Grandad John Spriggs, a 70-year-old retired blacksmith, and his 69-year-old wife Florence lived in Scredington, south-east of Sleaford, Lincolnshire, where they ran a small petrol pump at the gable-end of their roadside home, Stone Croft Cottage, and sold cigarettes. That made them a popular couple among the villagers.

But in February 1958, they seemed to vanish into thin air. The petrol pump and the cigarette sales were transferred into the hands of grandson David, now 18, who appeared to be living in the cottage with his girlfriend Kathleen Gillighan, 24.

By MARCH 7th there was so much gossip going on that Sleaford Police decided to investigate. They went to the cottage and found John Spriggs’s dead body slumped in a chair in the dining-room, his chest caved in by heavy blows.

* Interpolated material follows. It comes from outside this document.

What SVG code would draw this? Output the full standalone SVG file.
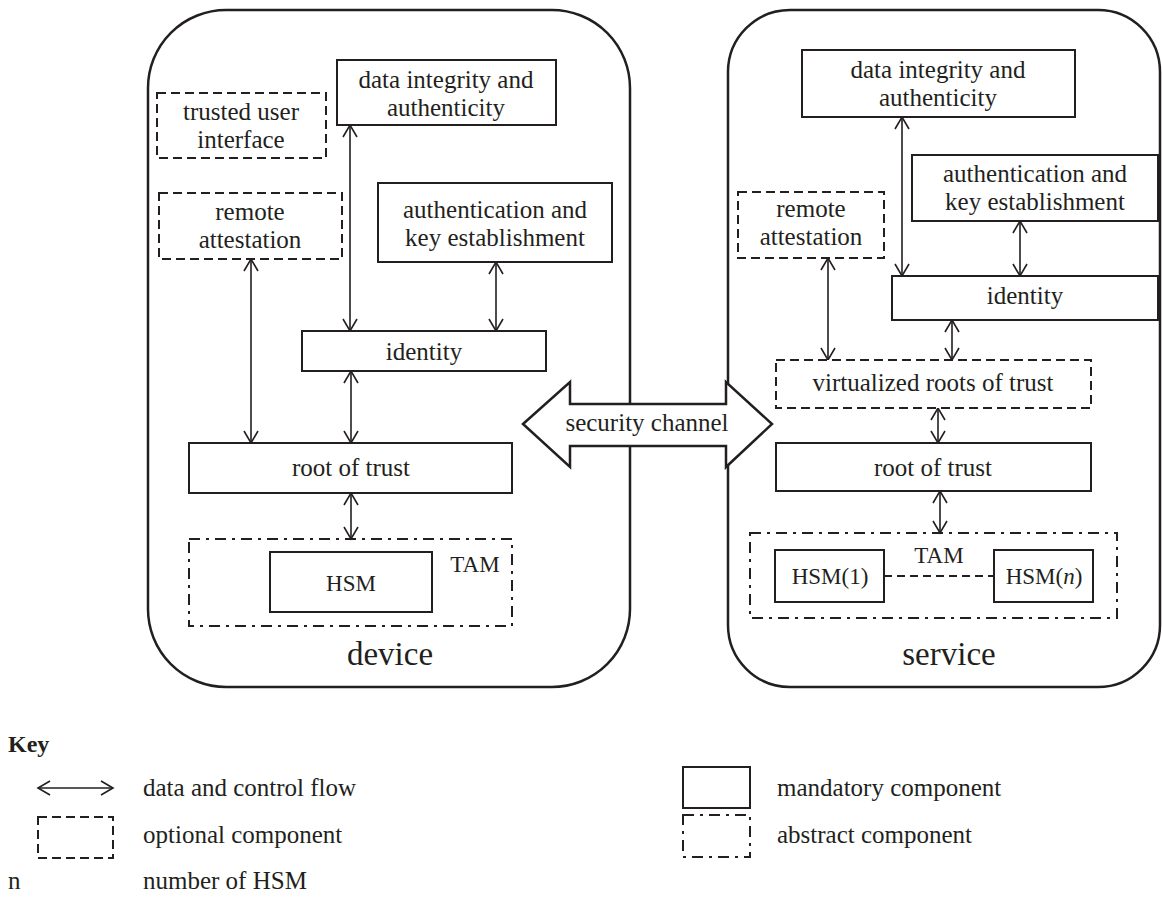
<svg xmlns="http://www.w3.org/2000/svg" width="1162" height="901" viewBox="0 0 1162 901">
<style>
text{font-family:"Liberation Serif","Times New Roman",serif;fill:#231f20;font-size:25px}
.c{text-anchor:middle}
.big{font-size:33px}
.cap{font-size:23px}
.cont{fill:none;stroke:#231f20;stroke-width:2.5}
.box{fill:#fff;stroke:#231f20;stroke-width:2}
.opt{fill:#fff;stroke:#231f20;stroke-width:2;stroke-dasharray:9 5}
.abs{fill:none;stroke:#231f20;stroke-width:2;stroke-dasharray:11 6 3 6}
.arr{stroke:#231f20;stroke-width:1.6;fill:none;marker-start:url(#ah);marker-end:url(#ah)}
</style>
<defs>
<marker id="ah" viewBox="0 0 12 14" refX="12" refY="7" markerWidth="12" markerHeight="14" markerUnits="userSpaceOnUse" orient="auto-start-reverse" overflow="visible">
<path d="M0,0 L12,7 L0,14" fill="none" stroke="#231f20" stroke-width="1.6"/>
</marker>
</defs>
<rect width="1162" height="901" fill="#fff"/>
<g id="device">
<rect class="cont" x="148" y="10" width="482" height="677" rx="78"/>
<text class="c big" x="390" y="665">device</text>
</g>
<g id="service">
<rect class="cont" x="728" y="10" width="432" height="677" rx="62"/>
<text class="c big" x="949" y="665">service</text>
</g>
<g id="connectors">
<line class="arr" x1="251" y1="259" x2="251" y2="443"/>
<line class="arr" x1="350" y1="125" x2="350" y2="331"/>
<line class="arr" x1="496" y1="262" x2="496" y2="331"/>
<line class="arr" x1="351" y1="371" x2="351" y2="443"/>
<line class="arr" x1="351" y1="493" x2="351" y2="539"/>
<line class="arr" x1="902" y1="117" x2="902" y2="276"/>
<line class="arr" x1="1020" y1="221" x2="1020" y2="276"/>
<line class="arr" x1="828" y1="258" x2="828" y2="360"/>
<line class="arr" x1="952" y1="320" x2="952" y2="360"/>
<line class="arr" x1="938" y1="408" x2="938" y2="443"/>
<line class="arr" x1="940" y1="491" x2="940" y2="533"/>
<line x1="884" y1="576" x2="994" y2="576" stroke="#231f20" stroke-width="2" stroke-dasharray="8 5"/>
</g>
<g id="security-channel">
<polygon points="523,424 570,382 570,404 726,404 726,382 772,424 726,467 726,446 570,446 570,467" fill="#fff" stroke="#231f20" stroke-width="2.5" stroke-linejoin="miter"/>
<text class="c" x="647" y="431">security channel</text>
</g>
<g id="d-data">
<rect class="box" x="337" y="60" width="219" height="65"/>
<text class="c" x="446" y="88">data integrity and</text>
<text class="c" x="446" y="116">authenticity</text>
</g>
<g id="d-tui">
<rect class="opt" x="157" y="93" width="169" height="65"/>
<text class="c" x="241" y="120">trusted user</text>
<text class="c" x="241" y="148">interface</text>
</g>
<g id="d-remote">
<rect class="opt" x="159" y="193" width="183" height="66"/>
<text class="c" x="250" y="220">remote</text>
<text class="c" x="250" y="248">attestation</text>
</g>
<g id="d-auth">
<rect class="box" x="378" y="183" width="234" height="79"/>
<text class="c" x="495" y="218">authentication and</text>
<text class="c" x="495" y="246">key establishment</text>
</g>
<g id="d-identity">
<rect class="box" x="302" y="331" width="244" height="40"/>
<text class="c" x="424" y="360">identity</text>
</g>
<g id="d-root">
<rect class="box" x="189" y="443" width="323" height="50"/>
<text class="c" x="351" y="476">root of trust</text>
</g>
<g id="d-tam">
<rect class="abs" x="189" y="539" width="323" height="87"/>
<text class="c cap" x="475" y="572">TAM</text>
</g>
<g id="d-hsm">
<rect class="box" x="270" y="552" width="162" height="60"/>
<text class="c cap" x="351" y="591">HSM</text>
</g>
<g id="s-data">
<rect class="box" x="802" y="50" width="273" height="67"/>
<text class="c" x="938" y="78">data integrity and</text>
<text class="c" x="938" y="106">authenticity</text>
</g>
<g id="s-auth">
<rect class="box" x="912" y="155" width="246" height="66"/>
<text class="c" x="1035" y="182">authentication and</text>
<text class="c" x="1035" y="210">key establishment</text>
</g>
<g id="s-remote">
<rect class="opt" x="738" y="192" width="146" height="66"/>
<text class="c" x="811" y="217">remote</text>
<text class="c" x="811" y="245">attestation</text>
</g>
<g id="s-identity">
<rect class="box" x="892" y="276" width="266" height="44"/>
<text class="c" x="1025" y="304">identity</text>
</g>
<g id="s-vrot">
<rect class="opt" x="776" y="360" width="315" height="48"/>
<text class="c" x="933" y="391">virtualized roots of trust</text>
</g>
<g id="s-root">
<rect class="box" x="776" y="443" width="315" height="48"/>
<text class="c" x="933" y="476">root of trust</text>
</g>
<g id="s-tam">
<rect class="abs" x="750" y="533" width="367" height="85"/>
<text class="c cap" x="939" y="563">TAM</text>
</g>
<g id="s-hsm1">
<rect class="box" x="775" y="550" width="109" height="52"/>
<text class="c cap" x="830" y="584">HSM(1)</text>
</g>
<g id="s-hsmn">
<rect class="box" x="994" y="550" width="99" height="52"/>
<text class="c cap" x="1044" y="584">HSM(<tspan font-style="italic">n</tspan>)</text>
</g>
<g id="key">
<text x="8" y="752" font-weight="bold" style="font-size:24px">Key</text>
<line class="arr" x1="38" y1="788" x2="113" y2="788"/>
<text x="143" y="796">data and control flow</text>
<rect class="opt" x="38" y="817" width="75" height="41"/>
<text x="143" y="843">optional component</text>
<text x="8" y="889">n</text>
<text x="143" y="889">number of HSM</text>
<rect class="box" x="683" y="767" width="67" height="41"/>
<text x="777" y="796">mandatory component</text>
<rect class="abs" x="683" y="815" width="67" height="42"/>
<text x="777" y="843">abstract component</text>
</g>
</svg>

Upstairs in the bathroom his wife had been killed by repeated blows to the head. Earlier that day Dennis and his girlfriend had decamped to a flat in Upper Park Road, Hampstead, north London. There Dennis was arrested and whisked back to Sleaford, where he was charged with double-murder.

He was brought to trial at Lincoln Assizes on June 2nd, where he pleaded not guilty to capital murder in the course of theft. Under the new Homicide Act, if he had murdered his grandparents to rob them he could hang, but if that were not his motive he would escape the gallows.

Kathleen Gillighan, appearing as a witness, said Dennis told her he had been left the cottage by his grandparents. He allowed her to enter only the sitting-room.

Dennis refused to be represented, and defended himself. When he had finished his case the judge told the jury: “This young man who is no more than a boy conducted his defence with the most outstanding ability. One can but admire the performance which he showed before you.”

The jury found Dennis not guilty of capital murder but guilty of murder. He was sentenced to life and released in 1972 after serving 14 years.